-- Directions for this task --
Take every line from the material that has the word "page" in it.
■ ■ ■
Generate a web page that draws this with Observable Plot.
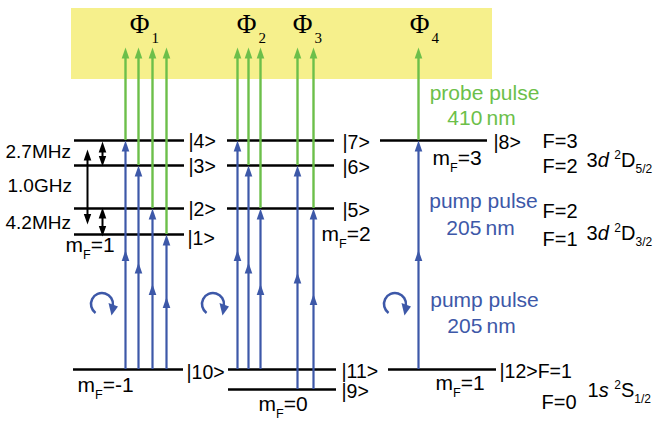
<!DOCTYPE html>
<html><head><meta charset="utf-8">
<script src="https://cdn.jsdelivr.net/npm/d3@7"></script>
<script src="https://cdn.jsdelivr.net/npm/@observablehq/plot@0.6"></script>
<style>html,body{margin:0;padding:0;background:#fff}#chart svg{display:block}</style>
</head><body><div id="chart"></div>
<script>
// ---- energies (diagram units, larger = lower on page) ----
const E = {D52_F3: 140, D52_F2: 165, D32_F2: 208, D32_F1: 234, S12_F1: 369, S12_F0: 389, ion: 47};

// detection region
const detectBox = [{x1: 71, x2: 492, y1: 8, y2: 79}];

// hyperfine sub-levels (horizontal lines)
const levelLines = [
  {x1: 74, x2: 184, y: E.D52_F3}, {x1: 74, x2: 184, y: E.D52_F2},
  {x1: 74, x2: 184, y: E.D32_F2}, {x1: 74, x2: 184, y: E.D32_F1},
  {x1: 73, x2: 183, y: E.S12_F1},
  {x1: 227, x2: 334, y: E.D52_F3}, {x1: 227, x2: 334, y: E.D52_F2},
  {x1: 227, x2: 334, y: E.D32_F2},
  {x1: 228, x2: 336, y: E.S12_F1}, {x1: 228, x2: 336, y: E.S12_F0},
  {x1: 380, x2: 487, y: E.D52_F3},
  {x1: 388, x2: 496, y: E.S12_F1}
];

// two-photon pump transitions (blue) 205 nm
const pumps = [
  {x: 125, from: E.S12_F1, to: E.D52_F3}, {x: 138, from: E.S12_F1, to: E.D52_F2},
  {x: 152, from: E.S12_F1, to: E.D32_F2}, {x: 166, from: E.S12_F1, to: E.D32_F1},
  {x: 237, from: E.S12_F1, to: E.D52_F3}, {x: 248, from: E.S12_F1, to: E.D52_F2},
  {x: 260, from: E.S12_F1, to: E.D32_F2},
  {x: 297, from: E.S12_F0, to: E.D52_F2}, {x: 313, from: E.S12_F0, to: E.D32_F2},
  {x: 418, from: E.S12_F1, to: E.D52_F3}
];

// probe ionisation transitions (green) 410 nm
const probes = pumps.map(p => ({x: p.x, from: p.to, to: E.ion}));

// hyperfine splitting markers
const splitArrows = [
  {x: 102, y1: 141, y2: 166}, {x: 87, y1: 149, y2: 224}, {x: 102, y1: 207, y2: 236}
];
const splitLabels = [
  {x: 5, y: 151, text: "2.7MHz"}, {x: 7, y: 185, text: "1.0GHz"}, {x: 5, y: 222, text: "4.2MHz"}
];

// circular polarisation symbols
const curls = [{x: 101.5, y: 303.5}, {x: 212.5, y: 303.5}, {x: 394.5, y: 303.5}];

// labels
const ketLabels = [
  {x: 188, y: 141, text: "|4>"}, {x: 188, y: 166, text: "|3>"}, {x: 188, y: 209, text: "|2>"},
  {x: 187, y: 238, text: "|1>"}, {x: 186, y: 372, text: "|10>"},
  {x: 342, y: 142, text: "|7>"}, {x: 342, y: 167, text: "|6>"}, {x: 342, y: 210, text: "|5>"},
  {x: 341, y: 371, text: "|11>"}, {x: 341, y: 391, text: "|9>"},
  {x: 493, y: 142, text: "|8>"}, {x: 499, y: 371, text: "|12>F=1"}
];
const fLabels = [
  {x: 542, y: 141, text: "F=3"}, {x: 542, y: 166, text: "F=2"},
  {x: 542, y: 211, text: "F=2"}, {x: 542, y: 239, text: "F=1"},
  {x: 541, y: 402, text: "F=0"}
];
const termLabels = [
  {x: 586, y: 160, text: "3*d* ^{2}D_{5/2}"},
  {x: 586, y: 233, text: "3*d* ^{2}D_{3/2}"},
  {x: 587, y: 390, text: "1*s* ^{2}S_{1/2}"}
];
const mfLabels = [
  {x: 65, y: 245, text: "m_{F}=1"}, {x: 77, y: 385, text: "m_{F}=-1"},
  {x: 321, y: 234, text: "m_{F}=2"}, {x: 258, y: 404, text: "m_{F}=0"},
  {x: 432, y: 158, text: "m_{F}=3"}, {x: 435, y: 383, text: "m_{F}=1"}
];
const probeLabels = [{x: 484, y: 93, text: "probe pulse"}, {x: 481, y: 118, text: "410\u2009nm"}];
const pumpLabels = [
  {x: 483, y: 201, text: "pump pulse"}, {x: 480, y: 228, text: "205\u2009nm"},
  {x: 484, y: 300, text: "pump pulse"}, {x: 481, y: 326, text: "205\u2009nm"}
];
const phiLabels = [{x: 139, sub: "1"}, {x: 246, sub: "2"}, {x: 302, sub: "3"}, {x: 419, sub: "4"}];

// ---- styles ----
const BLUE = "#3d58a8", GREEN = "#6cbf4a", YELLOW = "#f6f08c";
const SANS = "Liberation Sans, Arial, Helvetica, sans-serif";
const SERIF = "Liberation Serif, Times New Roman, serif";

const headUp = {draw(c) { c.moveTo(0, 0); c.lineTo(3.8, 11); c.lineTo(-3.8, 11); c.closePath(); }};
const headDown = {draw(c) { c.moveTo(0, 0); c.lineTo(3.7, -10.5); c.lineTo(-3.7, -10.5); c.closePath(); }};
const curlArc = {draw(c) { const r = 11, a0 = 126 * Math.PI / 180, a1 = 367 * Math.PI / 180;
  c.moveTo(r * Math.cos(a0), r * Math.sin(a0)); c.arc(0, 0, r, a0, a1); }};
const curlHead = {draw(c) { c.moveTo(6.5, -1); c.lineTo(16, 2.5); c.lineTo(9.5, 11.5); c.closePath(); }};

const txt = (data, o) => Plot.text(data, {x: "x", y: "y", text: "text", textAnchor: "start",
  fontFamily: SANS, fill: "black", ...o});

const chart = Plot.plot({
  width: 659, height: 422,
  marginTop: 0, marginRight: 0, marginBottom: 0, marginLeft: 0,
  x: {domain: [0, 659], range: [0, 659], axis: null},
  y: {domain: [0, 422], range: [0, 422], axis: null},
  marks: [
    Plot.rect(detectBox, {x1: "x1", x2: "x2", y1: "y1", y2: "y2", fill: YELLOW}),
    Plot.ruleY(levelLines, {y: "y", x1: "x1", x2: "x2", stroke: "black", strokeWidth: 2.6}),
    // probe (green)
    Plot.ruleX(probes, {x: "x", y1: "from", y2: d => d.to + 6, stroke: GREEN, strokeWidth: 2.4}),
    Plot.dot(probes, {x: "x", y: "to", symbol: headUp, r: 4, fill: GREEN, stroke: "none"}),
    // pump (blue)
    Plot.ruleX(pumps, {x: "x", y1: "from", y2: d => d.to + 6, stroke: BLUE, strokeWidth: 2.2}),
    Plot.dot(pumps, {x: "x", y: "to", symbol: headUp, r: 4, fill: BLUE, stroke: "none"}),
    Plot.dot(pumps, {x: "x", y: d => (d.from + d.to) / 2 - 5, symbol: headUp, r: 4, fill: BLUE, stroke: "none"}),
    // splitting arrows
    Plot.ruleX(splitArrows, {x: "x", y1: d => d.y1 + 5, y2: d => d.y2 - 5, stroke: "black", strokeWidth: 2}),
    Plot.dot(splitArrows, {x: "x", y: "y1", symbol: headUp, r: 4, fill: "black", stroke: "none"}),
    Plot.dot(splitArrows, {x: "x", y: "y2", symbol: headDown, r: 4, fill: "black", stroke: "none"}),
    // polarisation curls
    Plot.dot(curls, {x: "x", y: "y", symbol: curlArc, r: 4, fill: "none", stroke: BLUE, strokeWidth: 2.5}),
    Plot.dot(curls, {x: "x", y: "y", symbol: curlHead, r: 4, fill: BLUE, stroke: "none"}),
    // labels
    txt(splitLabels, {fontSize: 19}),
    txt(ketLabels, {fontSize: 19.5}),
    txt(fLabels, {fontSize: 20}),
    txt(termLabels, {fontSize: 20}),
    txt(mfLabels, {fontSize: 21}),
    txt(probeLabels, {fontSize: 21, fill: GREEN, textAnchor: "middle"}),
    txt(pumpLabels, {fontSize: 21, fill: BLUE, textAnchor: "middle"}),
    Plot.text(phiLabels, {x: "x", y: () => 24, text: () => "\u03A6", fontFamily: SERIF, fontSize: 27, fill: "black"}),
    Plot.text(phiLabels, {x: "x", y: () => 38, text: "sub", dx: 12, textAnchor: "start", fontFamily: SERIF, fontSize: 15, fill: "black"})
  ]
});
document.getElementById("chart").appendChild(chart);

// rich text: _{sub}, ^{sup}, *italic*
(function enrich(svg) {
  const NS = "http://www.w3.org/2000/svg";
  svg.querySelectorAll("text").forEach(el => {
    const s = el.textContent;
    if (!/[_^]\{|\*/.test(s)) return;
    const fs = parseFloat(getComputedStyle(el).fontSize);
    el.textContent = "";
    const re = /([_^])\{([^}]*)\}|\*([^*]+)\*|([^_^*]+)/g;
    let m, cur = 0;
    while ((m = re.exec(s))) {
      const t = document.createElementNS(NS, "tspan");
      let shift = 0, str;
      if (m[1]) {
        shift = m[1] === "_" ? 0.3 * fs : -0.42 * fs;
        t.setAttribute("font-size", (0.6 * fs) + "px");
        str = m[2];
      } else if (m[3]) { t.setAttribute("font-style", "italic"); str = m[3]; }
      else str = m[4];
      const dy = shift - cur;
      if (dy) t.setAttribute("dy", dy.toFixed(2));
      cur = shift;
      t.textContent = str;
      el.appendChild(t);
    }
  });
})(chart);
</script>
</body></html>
■ ■ ■
-- Expected answer --
Generate a web page that draws this with Observable Plot.
// ---- energies (diagram units, larger = lower on page) ----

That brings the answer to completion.